Not every Deadhead heard about the ruling, and starting the night before the show, many simply ditched their cars as close to Raceway Park as they could and began walking. To prevent gate-crashing, Scher devised a complicated but ingenious security plan—renting empty boxcars from local rail yards in Newark and connecting them in a large circle around the park. (The Dead's crew jokingly referred to the sight as the “Polish Railroad”—“it looked like a train, but didn't go anywhere,” chuckles a friend who was there.) Fans couldn't squeeze in between the cars, nor could they climb up its slippery surfaces; if they did, they'd be greeted by security guards patrolling atop the boxcars. One fan managed to slip in, holding massive wire cutters, and was stunned to discover there was no fence to slice open even if he wanted to do it. Working to set up the stage throughout the day, Steve Parish and other members of the crew took in the spectacle. “From the side of the stage we watched the security guards repelling people all day long who were climbing up those things,” Parish says. “It was just bursting at the seams.”

But nothing—not highway snafus nor the oppressive summer weather that would normally drive East Coasters indoors—was keeping the cult away. As their helicopter made its way over Raceway Park, all Garcia and Loren saw was an enormous, swirling mass of bodies extending as far as they could see. “Oh, my God!” Loren said, turning to Garcia. “What a fan base we've got!”

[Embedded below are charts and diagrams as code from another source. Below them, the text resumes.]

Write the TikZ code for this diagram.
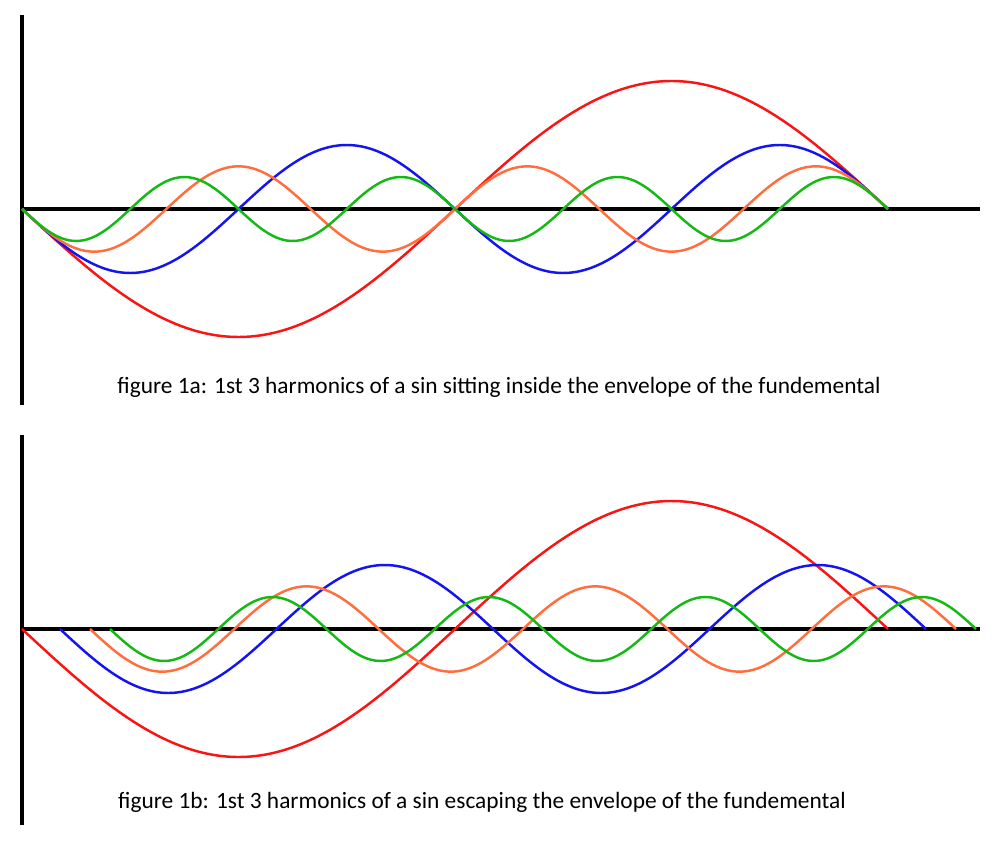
\documentclass[tikz,border=0pt]{standalone}
\usepackage{fontspec}
\setmainfont{Carlito}
\definecolor{fundRed}{RGB}{250,20,20}
\definecolor{harmBlue}{RGB}{20,20,240}
\definecolor{harmOrange}{RGB}{255,110,60}
\definecolor{harmGreen}{RGB}{20,185,20}
\begin{document}
\begin{tikzpicture}[x=0.02cm, y=-0.02cm,
    axisStyle/.style={line width=2.3pt, black},
    waveStyle/.style={line width=1.4pt, smooth},
    captionStyle/.style={font=\fontsize{13.3}{15}\selectfont}]
  \useasboundingbox (0,0) rectangle (1000,851);
  % figure 1a
  \draw[axisStyle] (22,15) -- (22,405);
  \draw[axisStyle] (20,209) -- (980,209);
  \foreach \n/\col in {1/fundRed, 2/harmBlue, 3/harmOrange, 4/harmGreen}
    \draw[waveStyle, \col] plot[domain=0:866, samples=240]
      ({22+\x}, {209+128/\n*sin(\n*\x/866*360)});
  \node[captionStyle] (capA) at (499,387) {figure 1a: 1st 3 harmonics of a sin sitting inside the envelope of the fundemental};
  % figure 1b
  \draw[axisStyle] (22,435) -- (22,825);
  \draw[axisStyle] (20,629) -- (980,629);
  \foreach \n/\col/\sh in {1/fundRed/22, 2/harmBlue/60, 3/harmOrange/90, 4/harmGreen/110}
    \draw[waveStyle, \col] plot[domain=0:866, samples=240]
      ({\sh+\x}, {629+128/\n*sin(\n*\x/866*360)});
  \node[captionStyle] (capB) at (482,802) {figure 1b: 1st 3 harmonics of a sin escaping the envelope of the fundemental};
\end{tikzpicture}
\end{document}
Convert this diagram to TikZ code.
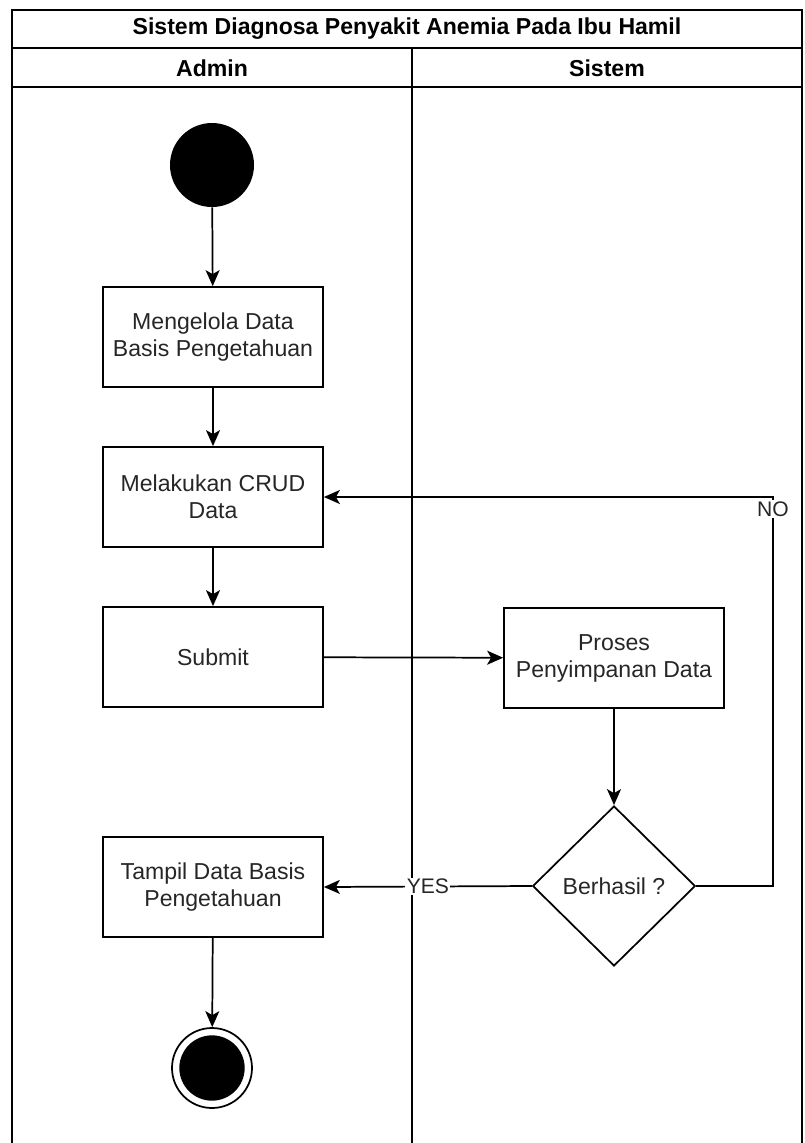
\documentclass[tikz,border=0pt]{standalone}
\usepackage{fontspec}
\setmainfont{Liberation Sans}
\usetikzlibrary{arrows.meta,shapes.geometric}

\tikzset{
  lane/.style={draw,line width=1.3pt},
  act/.style={draw,line width=1.3pt,minimum width=165pt,minimum height=75pt,
    align=center,inner sep=2pt,text=black!85,font=\fontsize{17.3}{20.3}\selectfont},
  cek/.style={diamond,draw,line width=1.3pt,minimum width=122pt,minimum height=120pt,
    inner sep=0pt,text=black!85,font=\fontsize{17.3}{20.3}\selectfont},
  flow/.style={line width=1.3pt,-{Stealth[length=12pt,width=10.5pt,inset=3pt]}},
  lbl/.style={fill=white,inner sep=1pt,text=black!85,font=\fontsize{15.8}{18}\selectfont},
  head/.style={font=\bfseries\fontsize{17.3}{20}\selectfont}
}

\begin{document}
\begin{tikzpicture}[x=0.75pt,y=-0.75pt]
		\useasboundingbox (0,0) rectangle (804,1143);

		%swimlanes
		\draw[lane] (12,10) rectangle (802,1160);
		\draw[lane] (12,48) -- (802,48);
		\draw[lane] (12,87) -- (802,87);
		\draw[lane] (412,48) -- (412,1160);
		\node[head] (judul) at (407,29) {Sistem Diagnosa Penyakit Anemia Pada Ibu Hamil};
		\node[head] (admin) at (212,68) {Admin};
		\node[head] (sistem) at (607,68) {Sistem};

		%activities
		\node[circle,fill=black,minimum size=63pt,inner sep=0pt] (mulai) at (212,165) {};
		\node[act] (kelola) at (213,337) {Mengelola Data\\Basis Pengetahuan};
		\node[act] (crud) at (213,497) {Melakukan CRUD\\Data};
		\node[act] (submit) at (213,657) {Submit};
		\node[act] (proses) at (614,658) {Proses\\Penyimpanan Data};
		\node[cek] (berhasil) at (614,886) {Berhasil ?};
		\node[act] (tampil) at (213,887) {Tampil Data Basis\\Pengetahuan};
		\node[circle,draw,line width=1.3pt,minimum size=60pt,inner sep=0pt] (selesai) at (212,1068) {};
		\fill (selesai.center) circle (24.5pt);
		\coordinate (belok) at (773,497);

		%flows
		\draw[flow] (mulai) -- (kelola);
		\draw[flow] (kelola) -- (crud);
		\draw[flow] (crud) -- (submit);
		\draw[flow] (submit) -- (proses);
		\draw[flow] (proses) -- (berhasil);
		\draw[flow] (berhasil.west) -- node[lbl] {YES} (tampil.east);
		\draw[flow] (berhasil.east) -| (belok) -- (crud.east);
		\node[lbl] (no) at (773,509) {NO};
		\draw[flow] (tampil) -- (selesai);
\end{tikzpicture}
\end{document}
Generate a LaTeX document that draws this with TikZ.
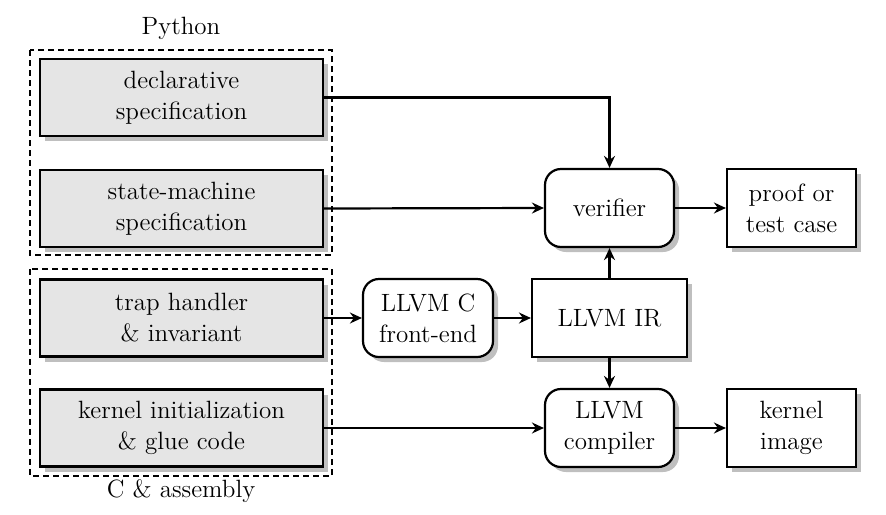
\documentclass[tikz,border=0pt]{standalone}
\usetikzlibrary{shadows,arrows.meta}
\begin{document}
\begin{tikzpicture}[x=0.5pt,y=-0.5pt,
 box/.style={draw,line width=1.1pt,align=center,font=\rmfamily\fontsize{12.5}{15.5}\selectfont,inner sep=0pt,
   drop shadow={shadow xshift=2.5pt,shadow yshift=-2.5pt,fill=black!25,opacity=1}},
 src/.style={box,fill=black!10,minimum width=141.5pt,minimum height=38.5pt},
 tool/.style={box,fill=white,rounded corners=8pt,minimum width=64.5pt,minimum height=39pt},
 outbox/.style={box,fill=white,minimum width=64.5pt,minimum height=39pt},
 conn/.style={line width=1.1pt,-{Stealth[length=6pt,width=5.5pt,inset=2pt]}},
 grp/.style={draw,line width=0.9pt,dash pattern=on 3pt off 2pt},
 lbl/.style={font=\rmfamily\fontsize{12.5}{15.5}\selectfont}]
\useasboundingbox (0,0) rectangle (886,514);
% groups
\draw[grp] (30,50) rectangle (332,255);
\draw[grp] (30,269) rectangle (332,476);
\node[lbl] (py) at (181,28) {Python};
\node[lbl] (ca) at (181,491) {C \& assembly};
% source boxes
\node[src] (decl) at (181.5,97.5) {declarative\\specification};
\node[src] (sm) at (181.5,208.5) {state-machine\\specification};
\node[src] (trap) at (181.5,318) {trap handler\\\& invariant};
\node[src] (kinit) at (181.5,428) {kernel initialization\\\& glue code};
% tools
\node[tool] (ver) at (609.5,208) {verifier};
\node[outbox] (proof) at (791.5,208) {proof or\\test case};
\node[tool,minimum width=65pt] (fe) at (428,318) {LLVM C\\front-end};
\node[outbox,minimum width=77.5pt] (ir) at (609.5,318) {LLVM IR};
\node[tool] (comp) at (609.5,428) {LLVM\\compiler};
\node[outbox] (kimg) at (791.5,428) {kernel\\image};
% connectors
\draw[conn] (decl.east) -| (ver.north);
\draw[conn] (sm.east) -- (ver.west);
\draw[conn] (ver.east) -- (proof.west);
\draw[conn] (trap.east) -- (fe.west);
\draw[conn] (fe.east) -- (ir.west);
\draw[conn] (ir.north) -- (ver.south);
\draw[conn] (ir.south) -- (comp.north);
\draw[conn] (kinit.east) -- (comp.west);
\draw[conn] (comp.east) -- (kimg.west);
\end{tikzpicture}
\end{document}
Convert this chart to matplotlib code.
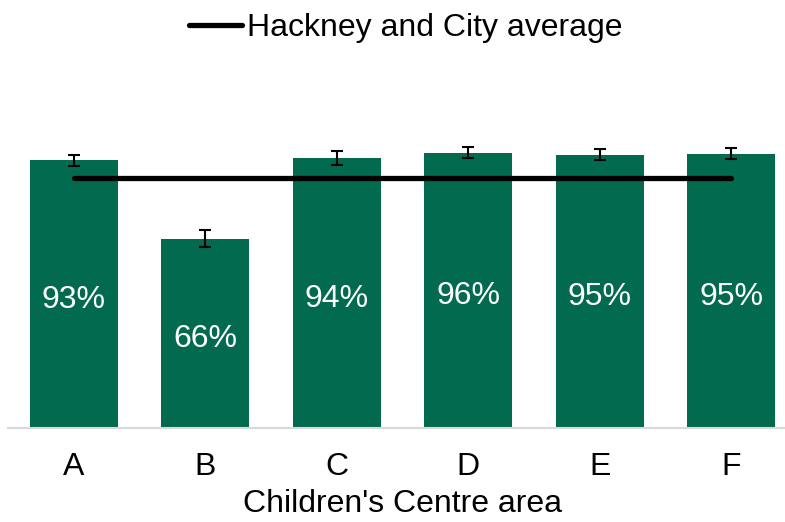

At was his custom, Scher walked out onto the stage—with its massive Cyclops-with-a-skull backdrop—as the band was about to go on and introduced them, one by one. The Dead didn't ask him to do that, but Scher did it anyway, in part because he assumed most of the fans probably didn't know anyone's name other than Garcia's. Then he walked off, they started up “Promised Land,” and the time came to see what would happen when the Dead tried to hold the attention of close to one hundred thousand people on the other side of the country from home.